### DATASET EXTRACT
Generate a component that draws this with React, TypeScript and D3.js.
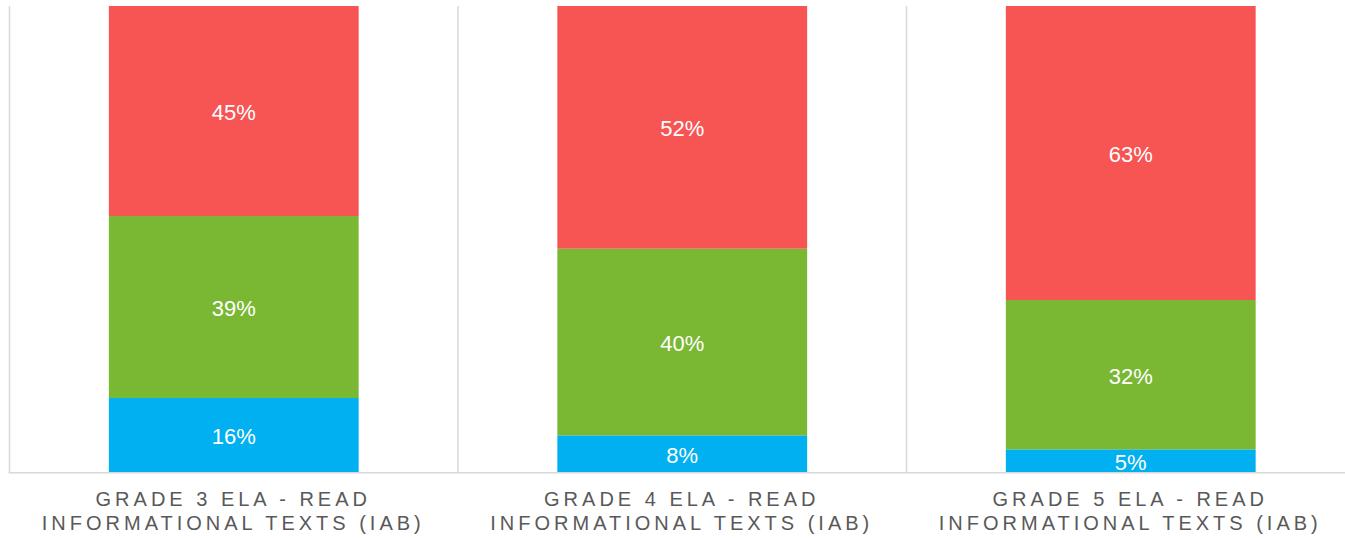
import React, { useEffect, useRef } from 'react';
import * as d3 from 'd3';

// categories (two-line axis labels)
const categories = ['Grade 3', 'Grade 4', 'Grade 5'];
const labelLine1 = ['GRADE 3 ELA - READ', 'GRADE 4 ELA - READ', 'GRADE 5 ELA - READ'];
const labelLine2 = ['INFORMATIONAL TEXTS (IAB)', 'INFORMATIONAL TEXTS (IAB)', 'INFORMATIONAL TEXTS (IAB)'];

// series values (percent), bottom to top
const blueValues = [16, 8, 5];
const greenValues = [39, 40, 32];
const redValues = [45, 52, 63];

const seriesKeys = ['blue', 'green', 'red'];
const seriesColors = ['#00B0F0', '#7AB733', '#F75454'];

const W = 1345;
const H = 538;

const App: React.FC = () => {
  const ref = useRef<SVGSVGElement>(null);

  useEffect(() => {
    const svg = d3.select(ref.current);
    svg.selectAll('*').remove();

    const margin = { top: 6, left: 9.5, bottom: 65.3 };
    const plotRight = 1355;
    const plotBottom = H - margin.bottom;

    const data = categories.map((c, i) => ({
      cat: c,
      blue: blueValues[i],
      green: greenValues[i],
      red: redValues[i],
    }));

    const x = d3.scaleBand()
      .domain(categories)
      .range([margin.left, plotRight])
      .paddingInner(0)
      .paddingOuter(0);

    const y = d3.scaleLinear()
      .domain([0, 100])
      .range([plotBottom, margin.top]);

    const color = d3.scaleOrdinal<string, string>()
      .domain(seriesKeys)
      .range(seriesColors);

    const stacked = d3.stack<any>().keys(seriesKeys)(data);

    const barW = x.bandwidth() * 0.557;

    // category separators
    svg.append('g')
      .selectAll('line')
      .data(categories.slice(1))
      .enter().append('line')
      .attr('x1', (d) => x(d)!)
      .attr('x2', (d) => x(d)!)
      .attr('y1', margin.top)
      .attr('y2', plotBottom)
      .attr('stroke', '#d9d9d9')
      .attr('stroke-width', 1.5);

    // left axis line
    svg.append('line')
      .attr('x1', margin.left)
      .attr('x2', margin.left)
      .attr('y1', margin.top)
      .attr('y2', plotBottom)
      .attr('stroke', '#d9d9d9')
      .attr('stroke-width', 1.5);

    const groups = svg.append('g')
      .selectAll('g')
      .data(stacked)
      .enter().append('g')
      .attr('fill', (d) => color(d.key));

    groups.selectAll('rect')
      .data((d) => d)
      .enter().append('rect')
      .attr('x', (d: any) => x(d.data.cat)! + (x.bandwidth() - barW) / 2)
      .attr('y', (d) => y(d[1]))
      .attr('width', barW)
      .attr('height', (d) => y(d[0]) - y(d[1]));

    groups.selectAll('text')
      .data((d) => d)
      .enter().append('text')
      .attr('x', (d: any) => x(d.data.cat)! + x.bandwidth() / 2)
      .attr('y', (d) => (y(d[0]) + y(d[1])) / 2 + 1)
      .attr('dy', '0.36em')
      .attr('text-anchor', 'middle')
      .attr('fill', '#ffffff')
      .attr('font-family', 'Liberation Sans, Arial, sans-serif')
      .attr('font-size', 22)
      .text((d) => `${d[1] - d[0]}%`);

    // baseline
    svg.append('line')
      .attr('x1', margin.left - 1)
      .attr('x2', W)
      .attr('y1', plotBottom)
      .attr('y2', plotBottom)
      .attr('stroke', '#d9d9d9')
      .attr('stroke-width', 1.5);

    // category labels
    const labels = svg.append('g')
      .attr('font-family', 'Liberation Sans, Arial, sans-serif')
      .attr('font-size', 20)
      .attr('fill', '#595959')
      .attr('letter-spacing', '4px')
      .attr('text-anchor', 'middle');

    categories.forEach((c, i) => {
      const cx = x(c)! + x.bandwidth() / 2 - 0.5;
      labels.append('text').attr('x', cx).attr('y', 506).text(labelLine1[i]);
      labels.append('text').attr('x', cx).attr('y', 530).text(labelLine2[i]);
    });
  }, []);

  return (
    <svg
      ref={ref}
      width={W}
      height={H}
      style={{ position: 'absolute', left: 0, top: 0, background: '#ffffff' }}
    />
  );
};

export default App;
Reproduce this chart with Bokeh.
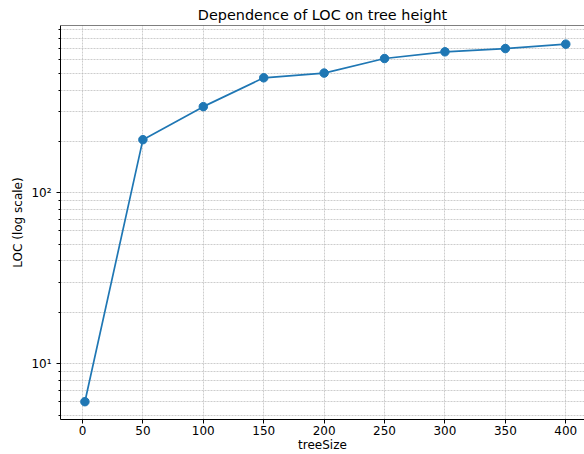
from bokeh.plotting import figure
from bokeh.models import FixedTicker, CustomJSTickFormatter, Range1d, Span
from bokeh.embed import file_html
from bokeh.resources import INLINE

# ---- data ----
tree_size = [2, 50, 100, 150, 200, 250, 300, 350, 400]
loc_values = [6, 205, 320, 472, 503, 612, 670, 700, 743]

x_ticks = [0, 50, 100, 150, 200, 250, 300, 350, 400]
y_major_ticks = [10, 100]
y_minor_ticks = [5, 6, 7, 8, 9, 20, 30, 40, 50, 60, 70, 80, 90,
                 200, 300, 400, 500, 600, 700, 800, 900]

title_text = "Dependence of LOC on tree height"
x_label = "treeSize"
y_label = "LOC (log scale)"

FONT = "DejaVu Sans"
BLUE = "#1f77b4"
GRID = "#b8b8b8"
Y_TOP = 955

p = figure(width=584, height=454, y_axis_type="log",
           x_range=Range1d(-18.2, 415.5), y_range=Range1d(4.72, Y_TOP),
           output_backend="svg", toolbar_location=None,
           min_border_left=60, min_border_right=0,
           min_border_top=25, min_border_bottom=35)

p.title.text = title_text
p.title.align = "center"
p.title.offset = 3
p.title.text_font = FONT
p.title.text_font_size = "14.4px"
p.title.text_font_style = "normal"
p.title.text_color = "#000000"
p.title.standoff = 5

p.outline_line_color = None
p.background_fill_color = "white"
p.border_fill_color = "white"

# axes
for ax in (p.xaxis[0], p.yaxis[0]):
    ax.axis_line_color = "#000000"
    ax.axis_line_width = 1
    ax.major_tick_line_color = "#000000"
    ax.major_tick_in = 0
    ax.major_tick_out = 4
    ax.minor_tick_in = 0
    ax.minor_tick_out = 2
    ax.major_label_text_font = FONT
    ax.major_label_text_font_size = "12px"
    ax.major_label_text_color = "#000000"
    ax.axis_label_text_font = FONT
    ax.axis_label_text_font_size = "12px"
    ax.axis_label_text_font_style = "normal"
    ax.axis_label_text_color = "#000000"

xt = FixedTicker(ticks=x_ticks)
p.xaxis.ticker = xt
p.xgrid.ticker = xt
p.xaxis.minor_tick_line_color = None
p.xaxis.major_label_standoff = 2
p.xaxis.axis_label = x_label
p.xaxis.axis_label_standoff = 0

yt = FixedTicker(ticks=y_major_ticks, minor_ticks=y_minor_ticks)
p.yaxis.ticker = yt
p.ygrid.ticker = yt
p.yaxis.minor_tick_line_color = "#000000"
p.yaxis.major_label_standoff = 5
p.yaxis.axis_label = y_label
p.yaxis.axis_label_standoff = 3
p.yaxis.formatter = CustomJSTickFormatter(code="""
    const sup = {"0":"\u2070","1":"\u00b9","2":"\u00b2","3":"\u00b3","4":"\u2074",
                 "5":"\u2075","6":"\u2076","7":"\u2077","8":"\u2078","9":"\u2079","-":"\u207b"};
    const e = String(Math.round(Math.log10(tick)));
    return "10" + e.split("").map(c => sup[c]).join("");
""")

# grids (dashed, major and minor)
for g in (p.xgrid[0], p.ygrid[0]):
    g.grid_line_color = GRID
    g.grid_line_width = 0.7
    g.grid_line_dash = "2 1"
p.ygrid.minor_grid_line_color = GRID
p.ygrid.minor_grid_line_width = 0.7
p.ygrid.minor_grid_line_dash = "2 1"

# top spine
p.add_layout(Span(location=Y_TOP, dimension="width", line_color="#000000", line_width=1))

p.line(tree_size, loc_values, line_color=BLUE, line_width=1.7)
p.scatter(tree_size, loc_values, size=8.5, fill_color=BLUE, line_color=BLUE)

open("out.html", "w").write(file_html(p, INLINE))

### TASK
Please return, exactly as written, the lines from the first line of the records above through the line containing "const barW = x.bandwidth() * 0.557;", both included, leaving out any pictures.

### WRITTEN RESPONSE
Generate a component that draws this with React, TypeScript and D3.js.
import React, { useEffect, useRef } from 'react';
import * as d3 from 'd3';

// categories (two-line axis labels)
const categories = ['Grade 3', 'Grade 4', 'Grade 5'];
const labelLine1 = ['GRADE 3 ELA - READ', 'GRADE 4 ELA - READ', 'GRADE 5 ELA - READ'];
const labelLine2 = ['INFORMATIONAL TEXTS (IAB)', 'INFORMATIONAL TEXTS (IAB)', 'INFORMATIONAL TEXTS (IAB)'];

// series values (percent), bottom to top
const blueValues = [16, 8, 5];
const greenValues = [39, 40, 32];
const redValues = [45, 52, 63];

const seriesKeys = ['blue', 'green', 'red'];
const seriesColors = ['#00B0F0', '#7AB733', '#F75454'];

const W = 1345;
const H = 538;

const App: React.FC = () => {
  const ref = useRef<SVGSVGElement>(null);

  useEffect(() => {
    const svg = d3.select(ref.current);
    svg.selectAll('*').remove();

    const margin = { top: 6, left: 9.5, bottom: 65.3 };
    const plotRight = 1355;
    const plotBottom = H - margin.bottom;

    const data = categories.map((c, i) => ({
      cat: c,
      blue: blueValues[i],
      green: greenValues[i],
      red: redValues[i],
    }));

    const x = d3.scaleBand()
      .domain(categories)
      .range([margin.left, plotRight])
      .paddingInner(0)
      .paddingOuter(0);

    const y = d3.scaleLinear()
      .domain([0, 100])
      .range([plotBottom, margin.top]);

    const color = d3.scaleOrdinal<string, string>()
      .domain(seriesKeys)
      .range(seriesColors);

    const stacked = d3.stack<any>().keys(seriesKeys)(data);

    const barW = x.bandwidth() * 0.557;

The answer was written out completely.